- [GIVEN INSTRUCTION]
The records are to be restated in their entirety, word for word.

- [MATERIAL PROVIDED]
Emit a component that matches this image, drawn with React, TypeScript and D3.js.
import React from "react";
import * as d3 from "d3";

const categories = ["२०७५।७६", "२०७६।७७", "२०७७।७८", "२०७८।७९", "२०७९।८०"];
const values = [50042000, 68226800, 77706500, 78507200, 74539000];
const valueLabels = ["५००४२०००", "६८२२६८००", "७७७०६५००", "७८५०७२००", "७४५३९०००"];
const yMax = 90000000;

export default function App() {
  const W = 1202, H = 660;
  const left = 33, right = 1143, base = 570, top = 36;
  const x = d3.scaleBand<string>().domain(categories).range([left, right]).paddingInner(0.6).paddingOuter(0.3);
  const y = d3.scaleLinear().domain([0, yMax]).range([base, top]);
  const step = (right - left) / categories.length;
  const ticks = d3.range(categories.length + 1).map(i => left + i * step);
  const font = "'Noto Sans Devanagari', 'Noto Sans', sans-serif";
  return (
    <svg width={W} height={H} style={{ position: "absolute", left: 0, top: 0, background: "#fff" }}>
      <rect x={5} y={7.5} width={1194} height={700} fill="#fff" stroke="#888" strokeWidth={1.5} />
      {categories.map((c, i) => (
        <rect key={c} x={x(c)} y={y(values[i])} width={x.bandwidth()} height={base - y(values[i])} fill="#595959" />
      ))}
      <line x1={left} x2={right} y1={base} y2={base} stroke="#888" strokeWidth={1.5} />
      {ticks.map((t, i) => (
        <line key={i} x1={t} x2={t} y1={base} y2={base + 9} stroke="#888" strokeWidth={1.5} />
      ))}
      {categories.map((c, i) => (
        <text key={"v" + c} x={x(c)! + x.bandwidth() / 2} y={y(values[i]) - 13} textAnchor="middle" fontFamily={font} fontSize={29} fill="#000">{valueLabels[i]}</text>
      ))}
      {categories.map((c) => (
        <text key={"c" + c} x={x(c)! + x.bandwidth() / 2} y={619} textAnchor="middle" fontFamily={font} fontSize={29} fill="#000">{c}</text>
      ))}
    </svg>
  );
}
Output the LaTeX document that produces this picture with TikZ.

- [SOLUTION TO THIS TASK]
Emit a component that matches this image, drawn with React, TypeScript and D3.js.
import React from "react";
import * as d3 from "d3";

const categories = ["२०७५।७६", "२०७६।७७", "२०७७।७८", "२०७८।७९", "२०७९।८०"];
const values = [50042000, 68226800, 77706500, 78507200, 74539000];
const valueLabels = ["५००४२०००", "६८२२६८००", "७७७०६५००", "७८५०७२००", "७४५३९०००"];
const yMax = 90000000;

export default function App() {
  const W = 1202, H = 660;
  const left = 33, right = 1143, base = 570, top = 36;
  const x = d3.scaleBand<string>().domain(categories).range([left, right]).paddingInner(0.6).paddingOuter(0.3);
  const y = d3.scaleLinear().domain([0, yMax]).range([base, top]);
  const step = (right - left) / categories.length;
  const ticks = d3.range(categories.length + 1).map(i => left + i * step);
  const font = "'Noto Sans Devanagari', 'Noto Sans', sans-serif";
  return (
    <svg width={W} height={H} style={{ position: "absolute", left: 0, top: 0, background: "#fff" }}>
      <rect x={5} y={7.5} width={1194} height={700} fill="#fff" stroke="#888" strokeWidth={1.5} />
      {categories.map((c, i) => (
        <rect key={c} x={x(c)} y={y(values[i])} width={x.bandwidth()} height={base - y(values[i])} fill="#595959" />
      ))}
      <line x1={left} x2={right} y1={base} y2={base} stroke="#888" strokeWidth={1.5} />
      {ticks.map((t, i) => (
        <line key={i} x1={t} x2={t} y1={base} y2={base + 9} stroke="#888" strokeWidth={1.5} />
      ))}
      {categories.map((c, i) => (
        <text key={"v" + c} x={x(c)! + x.bandwidth() / 2} y={y(values[i]) - 13} textAnchor="middle" fontFamily={font} fontSize={29} fill="#000">{valueLabels[i]}</text>
      ))}
      {categories.map((c) => (
        <text key={"c" + c} x={x(c)! + x.bandwidth() / 2} y={619} textAnchor="middle" fontFamily={font} fontSize={29} fill="#000">{c}</text>
      ))}
    </svg>
  );
}
Output the LaTeX document that produces this picture with TikZ.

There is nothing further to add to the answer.